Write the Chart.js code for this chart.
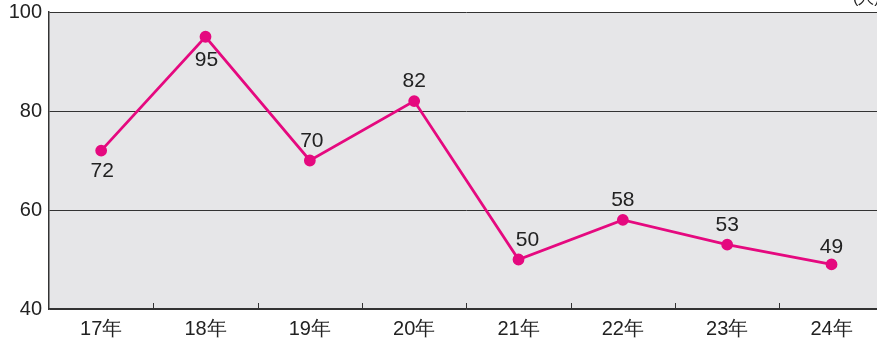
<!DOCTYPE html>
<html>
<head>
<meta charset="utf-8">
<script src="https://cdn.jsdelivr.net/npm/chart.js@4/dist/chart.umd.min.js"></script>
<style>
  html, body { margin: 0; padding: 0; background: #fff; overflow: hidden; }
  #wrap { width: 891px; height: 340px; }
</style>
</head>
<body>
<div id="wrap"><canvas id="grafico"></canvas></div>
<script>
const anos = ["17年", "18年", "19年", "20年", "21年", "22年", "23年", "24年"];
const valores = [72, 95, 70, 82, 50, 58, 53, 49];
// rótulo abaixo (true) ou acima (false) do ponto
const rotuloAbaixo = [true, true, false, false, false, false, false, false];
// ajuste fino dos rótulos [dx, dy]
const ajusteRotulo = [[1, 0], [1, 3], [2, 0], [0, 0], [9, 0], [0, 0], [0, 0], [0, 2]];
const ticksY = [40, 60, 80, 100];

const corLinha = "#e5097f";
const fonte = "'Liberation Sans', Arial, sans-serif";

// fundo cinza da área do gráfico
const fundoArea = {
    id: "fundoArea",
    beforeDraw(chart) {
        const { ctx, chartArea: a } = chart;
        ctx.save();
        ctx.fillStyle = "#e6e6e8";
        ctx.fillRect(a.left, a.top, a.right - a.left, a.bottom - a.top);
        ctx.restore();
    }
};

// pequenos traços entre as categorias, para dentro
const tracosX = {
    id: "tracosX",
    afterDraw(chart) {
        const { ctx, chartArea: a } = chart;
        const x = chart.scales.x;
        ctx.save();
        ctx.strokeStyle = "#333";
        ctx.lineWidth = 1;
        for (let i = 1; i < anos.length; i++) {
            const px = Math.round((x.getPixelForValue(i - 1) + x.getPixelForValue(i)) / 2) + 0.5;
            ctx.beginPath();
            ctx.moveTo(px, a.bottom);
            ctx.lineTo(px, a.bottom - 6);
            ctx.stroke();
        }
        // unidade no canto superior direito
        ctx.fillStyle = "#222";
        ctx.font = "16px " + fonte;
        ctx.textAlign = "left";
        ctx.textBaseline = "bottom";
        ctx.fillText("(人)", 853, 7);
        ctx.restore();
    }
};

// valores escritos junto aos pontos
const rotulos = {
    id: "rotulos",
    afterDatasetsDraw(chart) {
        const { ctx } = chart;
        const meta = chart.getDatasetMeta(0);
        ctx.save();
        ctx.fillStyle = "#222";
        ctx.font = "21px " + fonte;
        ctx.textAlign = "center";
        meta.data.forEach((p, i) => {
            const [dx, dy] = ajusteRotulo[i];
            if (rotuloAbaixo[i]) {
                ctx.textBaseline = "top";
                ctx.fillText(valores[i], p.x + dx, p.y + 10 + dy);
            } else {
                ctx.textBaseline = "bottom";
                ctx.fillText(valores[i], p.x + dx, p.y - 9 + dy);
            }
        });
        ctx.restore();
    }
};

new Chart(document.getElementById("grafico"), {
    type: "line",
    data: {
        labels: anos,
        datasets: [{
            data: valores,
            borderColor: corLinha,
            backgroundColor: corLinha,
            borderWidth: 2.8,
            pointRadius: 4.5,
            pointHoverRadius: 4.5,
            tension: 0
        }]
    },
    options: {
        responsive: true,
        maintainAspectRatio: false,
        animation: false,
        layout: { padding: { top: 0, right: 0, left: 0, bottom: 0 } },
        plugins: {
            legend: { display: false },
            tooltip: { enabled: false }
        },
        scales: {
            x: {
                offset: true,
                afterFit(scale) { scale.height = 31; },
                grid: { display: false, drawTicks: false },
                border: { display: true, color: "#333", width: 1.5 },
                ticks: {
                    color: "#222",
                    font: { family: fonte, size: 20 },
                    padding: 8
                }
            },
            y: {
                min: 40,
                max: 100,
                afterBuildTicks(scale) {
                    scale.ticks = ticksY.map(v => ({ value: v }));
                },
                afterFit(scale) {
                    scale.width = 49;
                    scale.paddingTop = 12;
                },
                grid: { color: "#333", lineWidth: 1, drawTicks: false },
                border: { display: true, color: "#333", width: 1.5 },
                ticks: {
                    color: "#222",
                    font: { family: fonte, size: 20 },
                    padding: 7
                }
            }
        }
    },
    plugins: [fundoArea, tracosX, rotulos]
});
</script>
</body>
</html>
◆ ◆ ◆
● AIM
Reproduce the full listing above verbatim, with no pictures included.

● WRITTEN SOLUTION
Write the Chart.js code for this chart.
<!DOCTYPE html>
<html>
<head>
<meta charset="utf-8">
<script src="https://cdn.jsdelivr.net/npm/chart.js@4/dist/chart.umd.min.js"></script>
<style>
  html, body { margin: 0; padding: 0; background: #fff; overflow: hidden; }
  #wrap { width: 891px; height: 340px; }
</style>
</head>
<body>
<div id="wrap"><canvas id="grafico"></canvas></div>
<script>
const anos = ["17年", "18年", "19年", "20年", "21年", "22年", "23年", "24年"];
const valores = [72, 95, 70, 82, 50, 58, 53, 49];
// rótulo abaixo (true) ou acima (false) do ponto
const rotuloAbaixo = [true, true, false, false, false, false, false, false];
// ajuste fino dos rótulos [dx, dy]
const ajusteRotulo = [[1, 0], [1, 3], [2, 0], [0, 0], [9, 0], [0, 0], [0, 0], [0, 2]];
const ticksY = [40, 60, 80, 100];

const corLinha = "#e5097f";
const fonte = "'Liberation Sans', Arial, sans-serif";

// fundo cinza da área do gráfico
const fundoArea = {
    id: "fundoArea",
    beforeDraw(chart) {
        const { ctx, chartArea: a } = chart;
        ctx.save();
        ctx.fillStyle = "#e6e6e8";
        ctx.fillRect(a.left, a.top, a.right - a.left, a.bottom - a.top);
        ctx.restore();
    }
};

// pequenos traços entre as categorias, para dentro
const tracosX = {
    id: "tracosX",
    afterDraw(chart) {
        const { ctx, chartArea: a } = chart;
        const x = chart.scales.x;
        ctx.save();
        ctx.strokeStyle = "#333";
        ctx.lineWidth = 1;
        for (let i = 1; i < anos.length; i++) {
            const px = Math.round((x.getPixelForValue(i - 1) + x.getPixelForValue(i)) / 2) + 0.5;
            ctx.beginPath();
            ctx.moveTo(px, a.bottom);
            ctx.lineTo(px, a.bottom - 6);
            ctx.stroke();
        }
        // unidade no canto superior direito
        ctx.fillStyle = "#222";
        ctx.font = "16px " + fonte;
        ctx.textAlign = "left";
        ctx.textBaseline = "bottom";
        ctx.fillText("(人)", 853, 7);
        ctx.restore();
    }
};

// valores escritos junto aos pontos
const rotulos = {
    id: "rotulos",
    afterDatasetsDraw(chart) {
        const { ctx } = chart;
        const meta = chart.getDatasetMeta(0);
        ctx.save();
        ctx.fillStyle = "#222";
        ctx.font = "21px " + fonte;
        ctx.textAlign = "center";
        meta.data.forEach((p, i) => {
            const [dx, dy] = ajusteRotulo[i];
            if (rotuloAbaixo[i]) {
                ctx.textBaseline = "top";
                ctx.fillText(valores[i], p.x + dx, p.y + 10 + dy);
            } else {
                ctx.textBaseline = "bottom";
                ctx.fillText(valores[i], p.x + dx, p.y - 9 + dy);
            }
        });
        ctx.restore();
    }
};

new Chart(document.getElementById("grafico"), {
    type: "line",
    data: {
        labels: anos,
        datasets: [{
            data: valores,
            borderColor: corLinha,
            backgroundColor: corLinha,
            borderWidth: 2.8,
            pointRadius: 4.5,
            pointHoverRadius: 4.5,
            tension: 0
        }]
    },
    options: {
        responsive: true,
        maintainAspectRatio: false,
        animation: false,
        layout: { padding: { top: 0, right: 0, left: 0, bottom: 0 } },
        plugins: {
            legend: { display: false },
            tooltip: { enabled: false }
        },
        scales: {
            x: {
                offset: true,
                afterFit(scale) { scale.height = 31; },
                grid: { display: false, drawTicks: false },
                border: { display: true, color: "#333", width: 1.5 },
                ticks: {
                    color: "#222",
                    font: { family: fonte, size: 20 },
                    padding: 8
                }
            },
            y: {
                min: 40,
                max: 100,
                afterBuildTicks(scale) {
                    scale.ticks = ticksY.map(v => ({ value: v }));
                },
                afterFit(scale) {
                    scale.width = 49;
                    scale.paddingTop = 12;
                },
                grid: { color: "#333", lineWidth: 1, drawTicks: false },
                border: { display: true, color: "#333", width: 1.5 },
                ticks: {
                    color: "#222",
                    font: { family: fonte, size: 20 },
                    padding: 7
                }
            }
        }
    },
    plugins: [fundoArea, tracosX, rotulos]
});
</script>
</body>
</html>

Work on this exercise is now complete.